Un semi-remorque grumier – sans grume – qui pour une raison inconnue se plie en « portefeuille » et en travers d’un virage masqué sur une petite route sinueuse du vignoble libournais, un autocar de retraités du coin tout juste parti en virée vers les Landes et un « graillou » prometteur et programmé largement à l’avance, et plus de 42 morts : route trop étroite et en pente, choc violent, incendie immédiat… bref on en saura plus bientôt sur le pourquoi de ce camion en travers au mauvais endroit au mauvais moment.
Monsieur Mamère, le maire de Bègles – pas bien loin du Libournais – et coutumier des positions et postures à rebrousse-poil, a mis en cause la loi Macron dans ce drame : ce serait la faute à la libéralisation des transports en autocars !… sauf que les virées en autocars Troisième-Age à prétexte gastronomique, culturel, touristique, religieux… ça se pratique depuis que les autocars existent, bien avant que monsieur Macron ait vu le jour. Monsieur Mamère a ainsi perdu une occasion d’éviter de dire une ânerie, dont la logique conduirait d’ailleurs à mettre sur le dos de monsieur Stephenson tous les accidents ferroviaires, monsieur Ader se chargeant des crashes d’avions, etc.
Mais monsieur Mamère dit par ailleurs des choses plus sensées, et là je le rejoins : notamment que les routes secondaires, qu’on néglige au profit des grands axes et eux seuls, devraient être plus « secure » (c’est lui qui a semble-t-il mis des guillemets, vous voyez, avec le geste des deux majeurs et index joints faisant les crochets en l’air). Il est clair – mais chuuut, les morts c’est officiellement la faute des seuls chauffards et de la vitesse, cette salope – que des tas de points noirs sont connus pour provoquer des accidents sur nos pittoresques, étroites et sinueuses routes départementales. Justement, LE virage des 42 morts en était, « bien connu des services de la DDE » : il avait déjà provoqué des drames. Mais élargir le virage, l’arrondir, y mettre des miroirs pour y voir ce qui vient (ça se fait beaucoup en Suisse et en Allemagne, par exemple), ça n’intéresse pas les décideurs en la matière, plus désireux d’investir dans de nouveaux et rutilants ronds-points à leur gloire (les mairies ? les DDE ? autre ? ). Combien ça coûte deux miroirs convexes placés judicieusement pour voir l’intérieur du virage en face ? combien ça coûte quarante-deux morts ?
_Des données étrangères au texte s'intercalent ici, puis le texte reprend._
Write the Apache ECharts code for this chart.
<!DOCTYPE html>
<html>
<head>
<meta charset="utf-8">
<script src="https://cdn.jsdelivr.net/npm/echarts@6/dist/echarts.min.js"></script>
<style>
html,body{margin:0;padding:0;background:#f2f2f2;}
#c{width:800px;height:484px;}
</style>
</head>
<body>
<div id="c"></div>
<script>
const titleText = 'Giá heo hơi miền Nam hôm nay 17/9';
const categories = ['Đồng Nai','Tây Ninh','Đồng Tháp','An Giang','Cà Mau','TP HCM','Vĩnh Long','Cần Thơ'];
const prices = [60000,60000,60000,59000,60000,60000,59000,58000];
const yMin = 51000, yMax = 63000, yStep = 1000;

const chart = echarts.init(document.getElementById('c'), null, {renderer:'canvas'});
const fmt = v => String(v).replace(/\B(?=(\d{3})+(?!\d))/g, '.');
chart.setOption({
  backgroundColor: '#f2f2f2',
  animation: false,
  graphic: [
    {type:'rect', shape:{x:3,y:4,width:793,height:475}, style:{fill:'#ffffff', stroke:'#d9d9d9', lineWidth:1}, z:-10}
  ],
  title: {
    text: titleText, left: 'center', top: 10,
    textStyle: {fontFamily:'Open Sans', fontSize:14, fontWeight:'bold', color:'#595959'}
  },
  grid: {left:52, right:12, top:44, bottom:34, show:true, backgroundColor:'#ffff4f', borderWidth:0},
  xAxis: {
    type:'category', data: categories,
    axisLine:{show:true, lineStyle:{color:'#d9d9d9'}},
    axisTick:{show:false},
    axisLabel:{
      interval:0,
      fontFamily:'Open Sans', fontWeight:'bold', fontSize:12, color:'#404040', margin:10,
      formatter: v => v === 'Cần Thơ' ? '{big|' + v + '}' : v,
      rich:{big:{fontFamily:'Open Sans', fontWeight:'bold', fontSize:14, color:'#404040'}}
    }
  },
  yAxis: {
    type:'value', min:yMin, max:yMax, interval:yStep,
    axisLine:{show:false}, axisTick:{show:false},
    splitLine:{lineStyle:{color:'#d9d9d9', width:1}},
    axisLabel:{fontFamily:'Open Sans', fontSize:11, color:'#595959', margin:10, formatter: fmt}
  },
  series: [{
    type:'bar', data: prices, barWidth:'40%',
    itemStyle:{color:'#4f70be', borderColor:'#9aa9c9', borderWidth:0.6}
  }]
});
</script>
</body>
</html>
Voilà… mais je reviens sur les guillemets de monsieur Mamère : secure. Ce n’est pas français, en effet ; c’est du rosbif, secure. Qui veut dire sûr (sans risque). Le problème c’est que « sûr » a chez nous deux fois deux = quatre acceptions, si l’on pinaille sur l’accent circonflexe. Sur : par dessus ; sur comme un fruit un peu fatigué (une pomme sure…) ; sûr : certain ; sûr : non risqué. Evidemment l’accent circonflexe ne s’entend guère, pour ajouter à la difficulté – il ne reste que le contexte pour comprendre. Et puis l’inflation verbale veut qu’on utilise des mots longs pour dire des choses importantes ; sûr c’est sûrement trop court ! bref sûr a du plomb dans l’aile, et on entend ici et là l’affreux secure (sûr = sans risque) ou sûr et certain (pléonasme !), pour signifier sûr = certain.
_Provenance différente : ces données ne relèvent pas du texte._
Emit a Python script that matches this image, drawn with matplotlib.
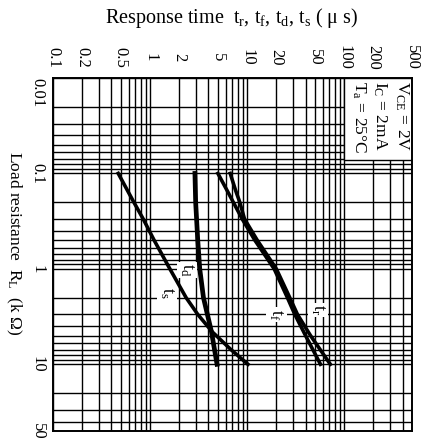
import matplotlib
matplotlib.use("Agg")
import matplotlib.pyplot as plt
from matplotlib.patches import Rectangle

plt.rcParams["font.family"] = ["Liberation Serif", "DejaVu Serif"]
plt.rcParams["mathtext.fontset"] = "custom"
plt.rcParams["mathtext.rm"] = "Liberation Serif"
plt.rcParams["mathtext.it"] = "Liberation Serif:italic"

# Load resistance R_L (kOhm) and response times (us)
rl_s = [0.1, 0.2, 0.3, 0.5, 1, 2, 3, 4.6, 7, 10]
t_s = [0.47, 0.68, 0.85, 1.1, 1.6, 2.35, 3.1, 4.4, 6.8, 10.2]

rl_d = [0.1, 0.2, 0.5, 1, 2, 4.6, 10]
t_d = [2.9, 2.95, 3.1, 3.25, 3.55, 4.3, 4.9]

rl_f = [0.1, 0.15, 0.2, 0.3, 0.5, 1, 2, 3, 5, 10]
t_f = [5.0, 6.2, 7.2, 8.9, 12, 19, 26, 31, 40, 57]

rl_r = [0.1, 0.15, 0.2, 0.3, 0.5, 1, 2, 3, 5, 10]
t_r = [6.7, 7.6, 8.4, 9.4, 12.7, 20, 27.5, 33, 45, 72]

time_ticks = [0.1, 0.2, 0.5, 1, 2, 5, 10, 20, 50, 100, 200, 500]
time_labels = ["0.1", "0.2", "0.5", "1", "2", "5", "10", "20", "50", "100", "200", "500"]
rl_ticks = [0.01, 0.1, 1, 10, 50]
rl_labels = ["0.01", "0.1", "1", "10", "50"]

W, H = 427, 441
fig = plt.figure(figsize=(W / 100, H / 100), dpi=100)
ax = fig.add_axes([53 / W, 10 / H, 359 / W, 353 / H])

ax.set_xscale("log")
ax.set_yscale("log")
ax.set_xlim(0.1, 500)
ax.set_ylim(50, 0.01)

ax.grid(True, which="both", color="black", linewidth=1.0)
ax.set_axisbelow(True)
for sp in ax.spines.values():
    sp.set_linewidth(1.4)

ax.xaxis.tick_top()
ax.set_xticks(time_ticks)
ax.set_xticklabels(time_labels, rotation=270, va="center", ha="center", fontsize=12)
ax.set_yticks(rl_ticks)
ax.set_yticklabels(rl_labels, rotation=270, va="center", ha="center", fontsize=12)
ax.tick_params(axis="both", which="both", length=0)
ax.tick_params(axis="x", pad=15)
ax.tick_params(axis="y", pad=11)
ax.get_yticklabels()[0].set_va("top")

# Condition box
ax.add_patch(Rectangle((100, 0.01), 400, 0.062, facecolor="white",
                       edgecolor="black", linewidth=1.0, zorder=2))
cond = [(395, r"V$_{\mathrm{CE}}$ = 2V"), (235, r"I$_{\mathrm{C}}$ = 2mA"),
        (140, r"T$_{\mathrm{a}}$ = 25°C")]
for xpos, txt in cond:
    ax.text(xpos, 0.0108, txt, rotation=270, ha="center", va="top",
            fontsize=12.5, zorder=3)

lw = 2.6
ax.plot(t_s, rl_s, color="black", linewidth=lw, zorder=4)
ax.plot(t_d, rl_d, color="black", linewidth=lw + 0.8, zorder=4)
ax.plot(t_f, rl_f, color="black", linewidth=lw, zorder=4)
ax.plot(t_r, rl_r, color="black", linewidth=lw, zorder=4)

box = dict(facecolor="white", edgecolor="none", pad=1.0)
ax.text(2.4, 1.03, r"t$_{\mathrm{d}}$", rotation=270, ha="center", va="center",
        fontsize=13, bbox=box, zorder=3)
ax.text(1.5, 1.8, r"t$_{\mathrm{s}}$", rotation=270, ha="center", va="center",
        fontsize=13, bbox=box, zorder=3)
ax.text(20, 3.0, r"t$_{\mathrm{f}}$", rotation=270, ha="center", va="center",
        fontsize=13, bbox=box, zorder=3)
ax.text(54, 2.7, r"t$_{\mathrm{r}}$", rotation=270, ha="center", va="center",
        fontsize=13, bbox=box, zorder=3)

fig.text(232 / W, 1 - 18 / H,
         r"Response time  t$_{\mathrm{r}}$, t$_{\mathrm{f}}$, t$_{\mathrm{d}}$, t$_{\mathrm{s}}$ ( μ s)",
         ha="center", va="center", fontsize=14.5)
fig.text(14 / W, 1 - 243 / H,
         r"Load resistance  R$_{\mathrm{L}}$  (k Ω)",
         rotation=270, ha="center", va="center", fontsize=12.5)

fig.savefig("out.png", dpi=100)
Que faire ? nous sommes coincés derrière un adjectif très polysémique et trop court. Il y aurait bien l’expression québecoise sécuritaire, utilisé pour sûr = sans risque. Je vous la propose ? à Montréal ça ne pose aucun problème. « Cette rambarde est très sécuritaire« . Ici, ça va hurler, la gauche va s’enflammer : tout ce qui est sécuritaire est liberticide, c’est bien connu, et l’ordre moral n’est pas loin. Des bruit de bottes, c’est sûr.